For 22 years, Nick Yarris sat on death row in Pennsylvania for the rape and murder of a Delaware County woman.

Yarris would have died in prison if not for a DNA test that showed he wasn't the rapist or killer.

His conviction was overturned in 2003, and last week he received the final installment of a $4 million settlement stemming from a malicious-prosecution lawsuit he brought against prosecutors in Delaware County.

Yarris' case is just the latest example of why Pennsylvania should follow New Jersey's lead and give the death penalty a dose of sodium thiopental.

Beyond the fact that there is scant evidence that the death penalty acts as a deterrent, the overriding reason to eliminate capital punishment is that innocent people may be executed for crimes they didn't commit.

DNA testing has helped exonerate 210 people wrongly convicted of various crimes in 30 states.
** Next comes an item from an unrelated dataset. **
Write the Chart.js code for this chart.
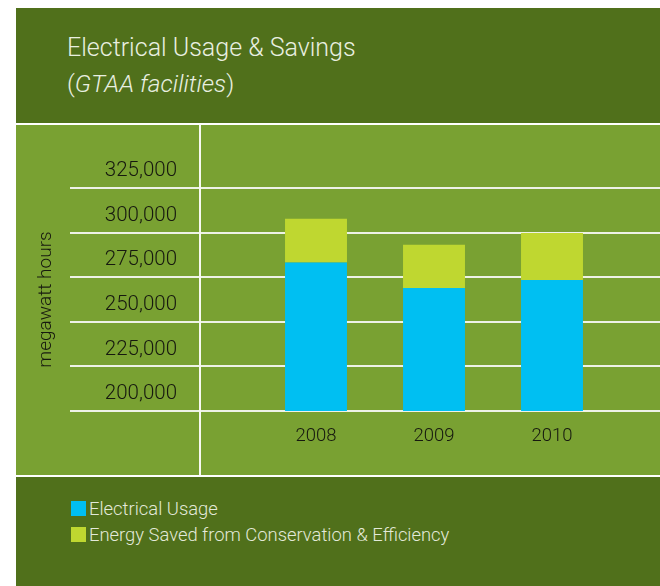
<!DOCTYPE html>
<html>
<head>
<meta charset="utf-8">
<script src="https://cdn.jsdelivr.net/npm/chart.js@4.4.0/dist/chart.umd.min.js"></script>
<style>
  html, body { margin: 0; padding: 0; background: #fff; }
  body { width: 660px; height: 586px; position: relative; overflow: hidden; font-family: 'Roboto', 'Liberation Sans', sans-serif; font-weight: 300; }
  .panel { position: absolute; left: 16px; width: 644px; }
  #head { top: 8px; height: 115px; background: #50701b; }
  #plot { top: 123px; height: 350px; background: #79a132; border-top: 2px solid #fff; border-bottom: 2px solid #fff; }
  #foot { top: 477px; height: 109px; background: #50701b; }
  #divider { position: absolute; left: 199px; top: 125px; width: 2px; height: 350px; background: #f7f9f2; }
  #title { position: absolute; left: 67px; top: 30px; color: #e9efe0; font-size: 25px; line-height: 36px; }
  #title .sub { font-size: 24.5px; }
  #title .sub em { font-style: italic; }
  #legend { position: absolute; left: 71px; top: 498px; color: #e3e9d9; font-size: 18.4px; }
  #legend div { height: 26px; line-height: 22px; white-space: nowrap; }
  #legend span.sw { display: inline-block; width: 15px; height: 15px; margin-right: 3px; vertical-align: -1px; }
  #wrap { position: absolute; left: 16px; top: 125px; width: 644px; height: 350px; }
</style>
</head>
<body>
<div class="panel" id="head"></div>
<div class="panel" id="plot"></div>
<div class="panel" id="foot"></div>
<div id="title">
  <div>Electrical Usage &amp; Savings</div>
  <div class="sub">(<em>GTAA facilities</em>)</div>
</div>
<div id="wrap"><canvas id="chart"></canvas></div>
<div id="divider"></div>
<div id="legend"></div>
<script>
// values (megawatt hours)
const years = ['2008', '2009', '2010'];
const usage = [283200, 269000, 273500];
const saved = [24600, 24200, 26300];
const seriesNames = ['Electrical Usage', 'Energy Saved from Conservation & Efficiency'];
const seriesColors = ['#00bff2', '#bfd730'];
const yMin = 200000, yMax = 325000, yStep = 25000;

const GRID = '#eef2e6';
const INK = '#16180f';
const FAMILY = "'Roboto', 'Liberation Sans', sans-serif";

const legend = document.getElementById('legend');
seriesNames.forEach((name, i) => {
  const row = document.createElement('div');
  row.innerHTML = `<span class="sw" style="background:${seriesColors[i]}"></span>`;
  row.appendChild(document.createTextNode(name));
  legend.appendChild(row);
});

new Chart(document.getElementById('chart'), {
  type: 'bar',
  data: {
    labels: years,
    datasets: [
      { label: seriesNames[0], data: usage, backgroundColor: seriesColors[0], categoryPercentage: 1, barPercentage: 0.525 },
      { label: seriesNames[1], data: saved, backgroundColor: seriesColors[1], categoryPercentage: 1, barPercentage: 0.525 },
    ],
  },
  options: {
    responsive: true, maintainAspectRatio: false, animation: false,
    layout: { padding: { top: 63, right: 0, bottom: 0, left: 0 } },
    plugins: { legend: { display: false }, tooltip: { enabled: false } },
    scales: {
      x: {
        stacked: true,
        grid: { display: false, drawTicks: false },
        border: { display: false },
        ticks: { color: INK, padding: 14, font: { family: FAMILY, size: 18.5, weight: 300 } },
        afterFit: (s) => { s.height = 64; },
      },
      y: {
        stacked: true, min: yMin, max: yMax,
        grid: { color: GRID, lineWidth: 2, tickLength: 187 },
        border: { display: false },
        ticks: {
          stepSize: yStep, color: INK, padding: -107, labelOffset: -17,
          font: { family: FAMILY, size: 20.5, weight: 300 },
          callback: (v) => v.toLocaleString('en-US'),
        },
        title: { display: true, text: 'megawatt hours', color: INK, padding: { top: 19, bottom: 0 }, font: { family: FAMILY, size: 19, weight: 300 } },
        afterFit: (s) => { s.width = 241; },
      },
      y2: {
        position: 'right', min: yMin, max: yMax,
        grid: { color: GRID, lineWidth: 2, tickLength: 49, drawOnChartArea: false },
        border: { display: false },
        ticks: { stepSize: yStep, display: false },
      },
    },
  },
});
</script>
</body>
</html>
Texas has set free 15 inmates wrongly convicted in Dallas alone since 2001, including a man released this month who had spent 27 years in prison for a rape he didn't commit.

What's going on in cowboy country?

At first blush, it appears that Texas is locking up innocent folks left and right. But a closer look shows that an innocent man was freed because a Dallas crime lab preserved evidence going back three decades.
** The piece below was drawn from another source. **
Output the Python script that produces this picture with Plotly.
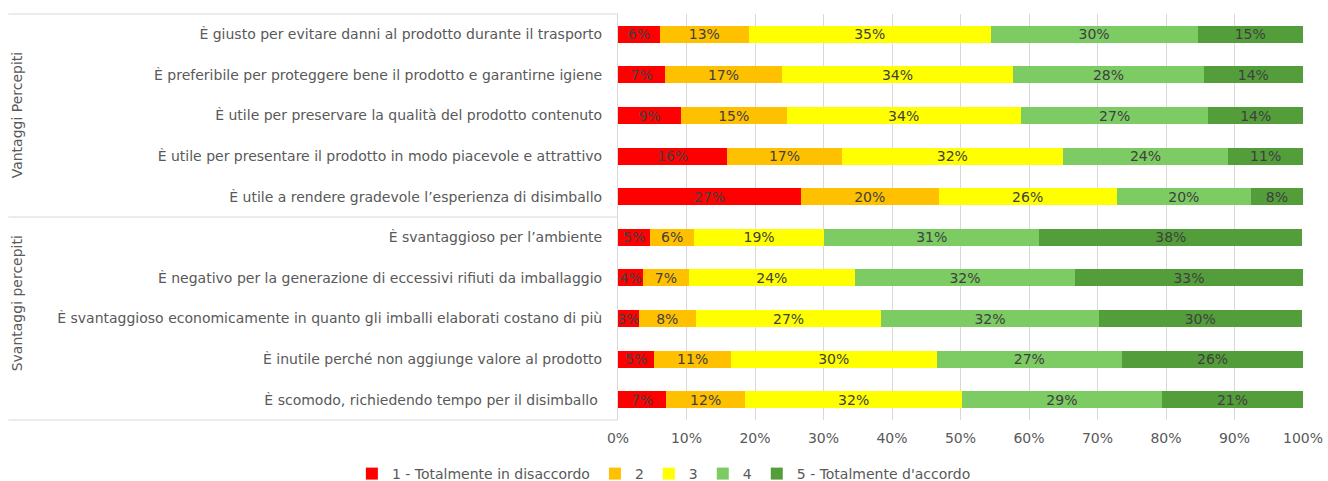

Conversely, there are countless people rotting in prisons across the country who are innocent but can't mount a credible claim because the evidence no longer exists.

DNA testing has been around only since 1988. The test helps in only a tiny fraction of crimes - mainly those involving rape - where DNA evidence exists.
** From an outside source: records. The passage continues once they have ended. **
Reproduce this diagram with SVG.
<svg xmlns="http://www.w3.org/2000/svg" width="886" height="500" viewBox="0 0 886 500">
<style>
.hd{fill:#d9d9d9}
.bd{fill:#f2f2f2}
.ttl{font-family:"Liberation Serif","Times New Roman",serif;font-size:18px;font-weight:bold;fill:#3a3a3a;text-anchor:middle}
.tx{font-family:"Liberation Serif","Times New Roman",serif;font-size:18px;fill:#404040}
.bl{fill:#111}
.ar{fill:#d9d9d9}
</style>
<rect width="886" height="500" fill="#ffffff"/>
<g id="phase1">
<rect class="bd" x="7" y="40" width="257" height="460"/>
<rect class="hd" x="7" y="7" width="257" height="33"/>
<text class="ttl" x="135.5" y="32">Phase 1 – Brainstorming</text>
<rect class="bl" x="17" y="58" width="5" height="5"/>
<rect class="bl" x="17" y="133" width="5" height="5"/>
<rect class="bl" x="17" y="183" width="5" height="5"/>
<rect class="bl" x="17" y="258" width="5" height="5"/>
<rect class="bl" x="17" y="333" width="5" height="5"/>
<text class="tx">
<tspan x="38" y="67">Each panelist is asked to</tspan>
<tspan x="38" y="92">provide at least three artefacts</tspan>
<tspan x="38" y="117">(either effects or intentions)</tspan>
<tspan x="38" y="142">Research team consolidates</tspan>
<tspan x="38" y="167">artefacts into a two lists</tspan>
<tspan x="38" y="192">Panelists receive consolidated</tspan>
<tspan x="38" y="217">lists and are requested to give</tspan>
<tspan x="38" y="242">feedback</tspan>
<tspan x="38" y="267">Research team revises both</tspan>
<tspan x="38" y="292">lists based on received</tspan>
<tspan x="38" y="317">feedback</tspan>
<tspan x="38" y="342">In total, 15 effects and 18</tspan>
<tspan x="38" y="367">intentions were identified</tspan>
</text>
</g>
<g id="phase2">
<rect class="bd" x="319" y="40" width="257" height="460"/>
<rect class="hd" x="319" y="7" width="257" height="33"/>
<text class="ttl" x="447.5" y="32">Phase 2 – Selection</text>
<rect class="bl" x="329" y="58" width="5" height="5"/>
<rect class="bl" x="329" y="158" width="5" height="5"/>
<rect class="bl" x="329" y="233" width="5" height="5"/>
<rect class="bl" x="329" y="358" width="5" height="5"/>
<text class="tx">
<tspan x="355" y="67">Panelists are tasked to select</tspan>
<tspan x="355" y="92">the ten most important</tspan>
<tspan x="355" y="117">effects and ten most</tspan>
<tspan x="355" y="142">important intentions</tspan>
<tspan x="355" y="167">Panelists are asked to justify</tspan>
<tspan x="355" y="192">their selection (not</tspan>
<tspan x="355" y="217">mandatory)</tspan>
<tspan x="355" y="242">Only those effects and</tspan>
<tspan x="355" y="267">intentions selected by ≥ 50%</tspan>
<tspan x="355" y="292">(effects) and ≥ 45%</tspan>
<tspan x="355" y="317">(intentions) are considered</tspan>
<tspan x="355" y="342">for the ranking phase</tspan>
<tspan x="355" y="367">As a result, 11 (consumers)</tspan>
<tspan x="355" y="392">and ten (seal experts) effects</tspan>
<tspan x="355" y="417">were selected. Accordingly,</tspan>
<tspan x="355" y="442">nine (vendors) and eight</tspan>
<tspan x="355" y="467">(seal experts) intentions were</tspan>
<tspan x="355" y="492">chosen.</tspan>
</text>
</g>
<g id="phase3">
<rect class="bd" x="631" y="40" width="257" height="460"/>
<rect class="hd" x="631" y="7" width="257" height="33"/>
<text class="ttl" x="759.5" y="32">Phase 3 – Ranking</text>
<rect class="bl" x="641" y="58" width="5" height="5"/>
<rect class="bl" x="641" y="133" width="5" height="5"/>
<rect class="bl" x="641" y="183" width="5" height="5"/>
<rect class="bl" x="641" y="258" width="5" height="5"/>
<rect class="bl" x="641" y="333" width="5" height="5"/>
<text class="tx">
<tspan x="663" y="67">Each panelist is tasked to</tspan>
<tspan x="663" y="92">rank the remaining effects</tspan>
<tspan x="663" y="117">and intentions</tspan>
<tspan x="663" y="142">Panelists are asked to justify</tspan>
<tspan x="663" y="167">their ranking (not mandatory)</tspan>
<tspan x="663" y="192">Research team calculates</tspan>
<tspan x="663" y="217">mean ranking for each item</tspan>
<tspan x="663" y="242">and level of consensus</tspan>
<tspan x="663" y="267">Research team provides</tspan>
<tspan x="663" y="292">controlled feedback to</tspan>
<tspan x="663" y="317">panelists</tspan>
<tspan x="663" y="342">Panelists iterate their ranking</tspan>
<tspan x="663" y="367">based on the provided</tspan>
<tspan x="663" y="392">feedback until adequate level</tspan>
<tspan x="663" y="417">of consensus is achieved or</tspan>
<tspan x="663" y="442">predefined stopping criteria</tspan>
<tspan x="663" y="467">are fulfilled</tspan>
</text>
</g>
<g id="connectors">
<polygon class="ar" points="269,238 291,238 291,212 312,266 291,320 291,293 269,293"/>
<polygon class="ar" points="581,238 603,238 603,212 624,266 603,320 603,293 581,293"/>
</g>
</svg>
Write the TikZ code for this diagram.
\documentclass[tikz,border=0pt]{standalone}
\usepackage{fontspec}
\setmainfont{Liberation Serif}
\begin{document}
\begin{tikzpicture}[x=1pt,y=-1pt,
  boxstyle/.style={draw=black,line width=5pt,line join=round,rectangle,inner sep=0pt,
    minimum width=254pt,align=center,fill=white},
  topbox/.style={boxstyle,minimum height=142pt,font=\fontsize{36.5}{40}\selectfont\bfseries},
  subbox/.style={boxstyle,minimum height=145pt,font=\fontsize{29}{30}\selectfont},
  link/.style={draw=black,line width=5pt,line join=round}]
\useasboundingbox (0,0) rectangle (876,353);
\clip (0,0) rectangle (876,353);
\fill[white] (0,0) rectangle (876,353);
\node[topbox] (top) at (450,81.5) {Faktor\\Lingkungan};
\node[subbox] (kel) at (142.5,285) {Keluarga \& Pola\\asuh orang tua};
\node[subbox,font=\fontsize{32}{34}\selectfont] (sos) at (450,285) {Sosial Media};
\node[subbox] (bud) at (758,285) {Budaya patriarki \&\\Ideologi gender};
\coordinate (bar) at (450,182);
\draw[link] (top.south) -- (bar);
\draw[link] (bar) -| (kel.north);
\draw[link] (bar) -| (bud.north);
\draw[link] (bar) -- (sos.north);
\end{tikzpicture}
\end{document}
Those wrongly convicted of a robbery or a shooting where there isn't DNA have a slim-to-none chance of overturning the verdict.

A review of scores of cases where a person was found to be wrongly convicted shows that the leading cause by far is eyewitness misidentification.

False confessions, government misconduct, lying snitches, and poor legal representation can all lead to a wrongful conviction.

All of those factors appear to have played a role in Yarris' case. Getting his verdict overturned was an uphill battle akin to winning the Powerball.

At one point, after contracting hepatitis C in prison and wanting to avoid dying from the painful disease, Yarris asked a judge to expedite his execution.

But after spending more than 8,000 days behind bars, Yarris narrowly escaped having the governor of Pennsylvania sign a death warrant for a crime it now appears he didn't commit.

That alone is enough to end the death penalty.